*Given material*
┏━━
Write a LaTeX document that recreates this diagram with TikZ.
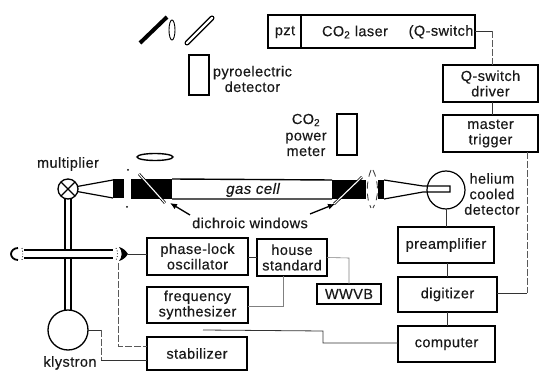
\documentclass[tikz,border=0pt]{standalone}
\usepackage{fontspec}
\setmainfont[LetterSpace=3,FakeBold=0.4]{Liberation Sans}
\usetikzlibrary{arrows.meta,shapes.geometric}
\tikzset{
 every node/.style={inner sep=0pt,outer sep=0pt},
 lbl/.style={font=\fontsize{14.5}{15.5}\selectfont,align=center,text=black!90},
 bx/.style={draw,line width=1.5pt,lbl},
 wire/.style={line width=0.8pt,draw=black!80},
 dashw/.style={line width=0.7pt,draw=black!65,dash pattern=on 7pt off 2pt},
 guide/.style={line width=1.3pt},
 win/.style={line width=0.9pt,draw=black!75,dash pattern=on 7pt off 5pt},
 callout/.style={line width=1.3pt,-{Latex[length=7pt,width=6pt]}},
}
\begin{document}
\begin{tikzpicture}[x=1pt,y=-1pt]
\useasboundingbox (0,0) rectangle (539,371);
% boxes
\node[bx,minimum width=207pt,minimum height=33pt] (laser) at (371.5,31.5) {};
\node[lbl] (pzt) at (285,32) {pzt};
\node[lbl] (co2l) at (355,32) {CO\textsubscript{2} laser};
\node[lbl] (qsw) at (441,32) {(Q-switch};
\coordinate (pztT) at (301,15); \coordinate (pztB) at (301,48);
\draw[line width=1.1pt] (pztT) -- (pztB);
\node[bx,minimum width=95pt,minimum height=37pt] (driver) at (490.5,83.5) {Q-switch\\driver};
\node[bx,minimum width=95pt,minimum height=37pt] (master) at (490.5,133.5) {master\\trigger};
\node[bx,minimum width=20pt,minimum height=40pt] (pyro) at (199,75) {};
\node[lbl,align=center,anchor=west] (pyrot) at (213,79) {pyroelectric\\detector};
\node[bx,minimum width=20pt,minimum height=41pt] (pm) at (347,134.5) {};
\node[lbl] (pmt) at (306,135) {CO\textsubscript{2}\\[1pt]power\\meter};
\node[bx,minimum width=96pt,minimum height=36pt] (pre) at (446,245) {preamplifier};
\node[bx,minimum width=99pt,minimum height=35pt] (dig) at (447.5,294.5) {digitizer};
\node[bx,minimum width=97pt,minimum height=36pt] (comp) at (446.5,344) {computer};
\node[bx,minimum width=101pt,minimum height=37pt] (pl) at (197.5,256.5) {phase-lock\\oscillator};
\node[bx,minimum width=101pt,minimum height=36pt] (fs) at (197.5,305) {frequency\\synthesizer};
\node[bx,minimum width=70pt,minimum height=37pt] (hs) at (292,257.5) {house\\standard};
\node[bx,minimum width=64pt,minimum height=20pt] (wwvb) at (349,294) {WWVB};
\node[bx,minimum width=100pt,minimum height=33pt] (stab) at (197,353.5) {stabilizer};
\node[draw,circle,line width=1.2pt,minimum size=38pt] (det) at (446,190) {};
\node[lbl] (dett) at (492,194) {helium\\cooled\\detector};
\node[draw,circle,line width=1.3pt,minimum size=40pt] (kly) at (68,330) {};
\node[lbl] (klyt) at (70,363) {klystron};
\node[draw,circle,line width=1.3pt,minimum size=20pt] (mult) at (68,189) {};
\draw[line width=1.3pt] (mult.north west) -- (mult.south east) (mult.north east) -- (mult.south west);
\node[lbl] (multt) at (68,164) {multiplier};
% top optics
\coordinate (m1a) at (140,43); \coordinate (m1b) at (167,17);
\draw[line width=4pt] (m1a) -- (m1b);
\node[draw,ellipse,line width=0.9pt,minimum width=6pt,minimum height=20pt] (l1) at (172,30) {};
\coordinate (m2a) at (187,43); \coordinate (m2b) at (212,18);
\draw[line width=5pt,line cap=round] (m2a) -- (m2b);
\draw[line width=2.2pt,white,line cap=round] (m2a) -- (m2b);
\node[draw,ellipse,line width=1.4pt,minimum width=36pt,minimum height=7pt] (l2) at (155,157) {};
% gas cell
\fill (113,179) rectangle (124,198);
\fill (131,179) rectangle (172,199);
\fill (332,180) rectangle (366,199);
\fill (378,180) rectangle (384,199);
\draw[line width=1.4pt] (172,179) -- (332,180) (172,199) -- (332,199);
\node[lbl,font=\fontsize{15}{16}\selectfont\itshape] (cell) at (253,190) {gas cell};
\draw[line width=2.6pt] (139,174) -- (165,203);
\draw[white,line width=1.1pt] (139,174) -- (165,203);
\draw[line width=2.6pt] (362,177) -- (334,204);
\draw[white,line width=1.1pt] (362,177) -- (334,204);
% cones
\draw[line width=1.2pt] (mult.15) -- (113,180);
\draw[line width=1.2pt] (mult.-15) -- (113,198);
\draw[line width=1.2pt] (384,180) -- (423,186) -- (450,186) -- (450,192) -- (423,192) -- (384,199);
% windows
\fill[black] (128,170) circle (1pt) (127,207) circle (1pt);
\draw[win] (371,170) .. controls (366,182) and (366,198) .. (371,208);
\draw[win] (373,170) .. controls (379,182) and (379,198) .. (373,208);
% callouts
\node[lbl] (dw) at (250,223) {dichroic windows};
\draw[callout] (190,215) -- (170,203);
\draw[callout] (310,214) -- (335,204);
% waveguide
\draw[guide] (65,198) -- (65,250) (71,198) -- (71,250) (65,258) -- (65,311) (71,258) -- (71,311);
\draw[line width=1.6pt] (24,250) -- (113,250) (24,258) -- (113,258);
\draw[line width=1.8pt] (18,248) .. controls (14,248) and (11,251) .. (11,254) .. controls (11,257) and (14,260) .. (18,260);
\draw[line width=0.8pt,dotted] (22,248) .. controls (23,251) and (23,257) .. (22,260);
\draw[line width=0.8pt,dotted] (116,248) .. controls (118,251) and (118,257) .. (116,260);
\fill (119,247) .. controls (123,248) and (126,251) .. (128,254) .. controls (126,257) and (123,260) .. (119,261) .. controls (122,258) and (123,251) .. (119,247) -- cycle;
% connectors
\coordinate (hornR) at (128,254);
\draw[wire] (hornR) -- (pl.west |- hornR);
\coordinate (d1) at (118,263); \coordinate (d2) at (118,346);
\draw[dashw] (d1) -- (d2) -- (stab.west |- d2);
\coordinate (k1) at (101,330); \coordinate (k2) at (101,360);
\draw[wire] (kly.east) -- (k1);
\draw[dashw] (k1) -- (k2);
\draw[wire] (k2) -- (stab.west |- k2);
\draw[wire] (pl.east |- hs.west) -- (hs.west);
\coordinate (h1) at (349,258);
\draw[wire,draw=black!50,line width=0.6pt] (hs.east) -- (h1) -- (h1 |- wwvb.north);
\coordinate (f1) at (283,306);
\draw[wire,draw=black!50,line width=0.6pt] (fs.east |- f1) -- (f1) -- (f1 |- hs.south);
\coordinate (c1) at (323,343); \coordinate (c2) at (323,331); \coordinate (c3) at (203,330);
\draw[wire] (comp.west |- c1) -- (c1) -- (c2) -- (c3);
\coordinate (q1) at (492,31);
\draw[wire] (laser.east |- q1) -- (q1);
\draw[dashw] (q1) -- (q1 |- driver.north);
\draw[wire] (q1 |- driver.south) -- (q1 |- master.north);
\draw[wire] (det.south) -- (pre.north);
\coordinate (v1) at (447,270);
\draw[wire] (v1 |- pre.south) -- (v1 |- dig.north);
\draw[wire] (v1 |- dig.south) -- (v1 |- comp.north);
\coordinate (t1) at (527,293);
\draw[dashw] (t1 |- master.south) -- (t1);
\draw[wire] (t1) -- (dig.east |- t1);
\end{tikzpicture}
\end{document}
┗━━
*What the task asks*
Word for word, quote the lines above. Omit the pictures.

*Solution*
Write a LaTeX document that recreates this diagram with TikZ.
\documentclass[tikz,border=0pt]{standalone}
\usepackage{fontspec}
\setmainfont[LetterSpace=3,FakeBold=0.4]{Liberation Sans}
\usetikzlibrary{arrows.meta,shapes.geometric}
\tikzset{
 every node/.style={inner sep=0pt,outer sep=0pt},
 lbl/.style={font=\fontsize{14.5}{15.5}\selectfont,align=center,text=black!90},
 bx/.style={draw,line width=1.5pt,lbl},
 wire/.style={line width=0.8pt,draw=black!80},
 dashw/.style={line width=0.7pt,draw=black!65,dash pattern=on 7pt off 2pt},
 guide/.style={line width=1.3pt},
 win/.style={line width=0.9pt,draw=black!75,dash pattern=on 7pt off 5pt},
 callout/.style={line width=1.3pt,-{Latex[length=7pt,width=6pt]}},
}
\begin{document}
\begin{tikzpicture}[x=1pt,y=-1pt]
\useasboundingbox (0,0) rectangle (539,371);
% boxes
\node[bx,minimum width=207pt,minimum height=33pt] (laser) at (371.5,31.5) {};
\node[lbl] (pzt) at (285,32) {pzt};
\node[lbl] (co2l) at (355,32) {CO\textsubscript{2} laser};
\node[lbl] (qsw) at (441,32) {(Q-switch};
\coordinate (pztT) at (301,15); \coordinate (pztB) at (301,48);
\draw[line width=1.1pt] (pztT) -- (pztB);
\node[bx,minimum width=95pt,minimum height=37pt] (driver) at (490.5,83.5) {Q-switch\\driver};
\node[bx,minimum width=95pt,minimum height=37pt] (master) at (490.5,133.5) {master\\trigger};
\node[bx,minimum width=20pt,minimum height=40pt] (pyro) at (199,75) {};
\node[lbl,align=center,anchor=west] (pyrot) at (213,79) {pyroelectric\\detector};
\node[bx,minimum width=20pt,minimum height=41pt] (pm) at (347,134.5) {};
\node[lbl] (pmt) at (306,135) {CO\textsubscript{2}\\[1pt]power\\meter};
\node[bx,minimum width=96pt,minimum height=36pt] (pre) at (446,245) {preamplifier};
\node[bx,minimum width=99pt,minimum height=35pt] (dig) at (447.5,294.5) {digitizer};
\node[bx,minimum width=97pt,minimum height=36pt] (comp) at (446.5,344) {computer};
\node[bx,minimum width=101pt,minimum height=37pt] (pl) at (197.5,256.5) {phase-lock\\oscillator};
\node[bx,minimum width=101pt,minimum height=36pt] (fs) at (197.5,305) {frequency\\synthesizer};
\node[bx,minimum width=70pt,minimum height=37pt] (hs) at (292,257.5) {house\\standard};
\node[bx,minimum width=64pt,minimum height=20pt] (wwvb) at (349,294) {WWVB};
\node[bx,minimum width=100pt,minimum height=33pt] (stab) at (197,353.5) {stabilizer};
\node[draw,circle,line width=1.2pt,minimum size=38pt] (det) at (446,190) {};
\node[lbl] (dett) at (492,194) {helium\\cooled\\detector};
\node[draw,circle,line width=1.3pt,minimum size=40pt] (kly) at (68,330) {};
\node[lbl] (klyt) at (70,363) {klystron};
\node[draw,circle,line width=1.3pt,minimum size=20pt] (mult) at (68,189) {};
\draw[line width=1.3pt] (mult.north west) -- (mult.south east) (mult.north east) -- (mult.south west);
\node[lbl] (multt) at (68,164) {multiplier};
% top optics
\coordinate (m1a) at (140,43); \coordinate (m1b) at (167,17);
\draw[line width=4pt] (m1a) -- (m1b);
\node[draw,ellipse,line width=0.9pt,minimum width=6pt,minimum height=20pt] (l1) at (172,30) {};
\coordinate (m2a) at (187,43); \coordinate (m2b) at (212,18);
\draw[line width=5pt,line cap=round] (m2a) -- (m2b);
\draw[line width=2.2pt,white,line cap=round] (m2a) -- (m2b);
\node[draw,ellipse,line width=1.4pt,minimum width=36pt,minimum height=7pt] (l2) at (155,157) {};
% gas cell
\fill (113,179) rectangle (124,198);
\fill (131,179) rectangle (172,199);
\fill (332,180) rectangle (366,199);
\fill (378,180) rectangle (384,199);
\draw[line width=1.4pt] (172,179) -- (332,180) (172,199) -- (332,199);
\node[lbl,font=\fontsize{15}{16}\selectfont\itshape] (cell) at (253,190) {gas cell};
\draw[line width=2.6pt] (139,174) -- (165,203);
\draw[white,line width=1.1pt] (139,174) -- (165,203);
\draw[line width=2.6pt] (362,177) -- (334,204);
\draw[white,line width=1.1pt] (362,177) -- (334,204);
% cones
\draw[line width=1.2pt] (mult.15) -- (113,180);
\draw[line width=1.2pt] (mult.-15) -- (113,198);
\draw[line width=1.2pt] (384,180) -- (423,186) -- (450,186) -- (450,192) -- (423,192) -- (384,199);
% windows
\fill[black] (128,170) circle (1pt) (127,207) circle (1pt);
\draw[win] (371,170) .. controls (366,182) and (366,198) .. (371,208);
\draw[win] (373,170) .. controls (379,182) and (379,198) .. (373,208);
% callouts
\node[lbl] (dw) at (250,223) {dichroic windows};
\draw[callout] (190,215) -- (170,203);
\draw[callout] (310,214) -- (335,204);
% waveguide
\draw[guide] (65,198) -- (65,250) (71,198) -- (71,250) (65,258) -- (65,311) (71,258) -- (71,311);
\draw[line width=1.6pt] (24,250) -- (113,250) (24,258) -- (113,258);
\draw[line width=1.8pt] (18,248) .. controls (14,248) and (11,251) .. (11,254) .. controls (11,257) and (14,260) .. (18,260);
\draw[line width=0.8pt,dotted] (22,248) .. controls (23,251) and (23,257) .. (22,260);
\draw[line width=0.8pt,dotted] (116,248) .. controls (118,251) and (118,257) .. (116,260);
\fill (119,247) .. controls (123,248) and (126,251) .. (128,254) .. controls (126,257) and (123,260) .. (119,261) .. controls (122,258) and (123,251) .. (119,247) -- cycle;
% connectors
\coordinate (hornR) at (128,254);
\draw[wire] (hornR) -- (pl.west |- hornR);
\coordinate (d1) at (118,263); \coordinate (d2) at (118,346);
\draw[dashw] (d1) -- (d2) -- (stab.west |- d2);
\coordinate (k1) at (101,330); \coordinate (k2) at (101,360);
\draw[wire] (kly.east) -- (k1);
\draw[dashw] (k1) -- (k2);
\draw[wire] (k2) -- (stab.west |- k2);
\draw[wire] (pl.east |- hs.west) -- (hs.west);
\coordinate (h1) at (349,258);
\draw[wire,draw=black!50,line width=0.6pt] (hs.east) -- (h1) -- (h1 |- wwvb.north);
\coordinate (f1) at (283,306);
\draw[wire,draw=black!50,line width=0.6pt] (fs.east |- f1) -- (f1) -- (f1 |- hs.south);
\coordinate (c1) at (323,343); \coordinate (c2) at (323,331); \coordinate (c3) at (203,330);
\draw[wire] (comp.west |- c1) -- (c1) -- (c2) -- (c3);
\coordinate (q1) at (492,31);
\draw[wire] (laser.east |- q1) -- (q1);
\draw[dashw] (q1) -- (q1 |- driver.north);
\draw[wire] (q1 |- driver.south) -- (q1 |- master.north);
\draw[wire] (det.south) -- (pre.north);
\coordinate (v1) at (447,270);
\draw[wire] (v1 |- pre.south) -- (v1 |- dig.north);
\draw[wire] (v1 |- dig.south) -- (v1 |- comp.north);
\coordinate (t1) at (527,293);
\draw[dashw] (t1 |- master.south) -- (t1);
\draw[wire] (t1) -- (dig.east |- t1);
\end{tikzpicture}
\end{document}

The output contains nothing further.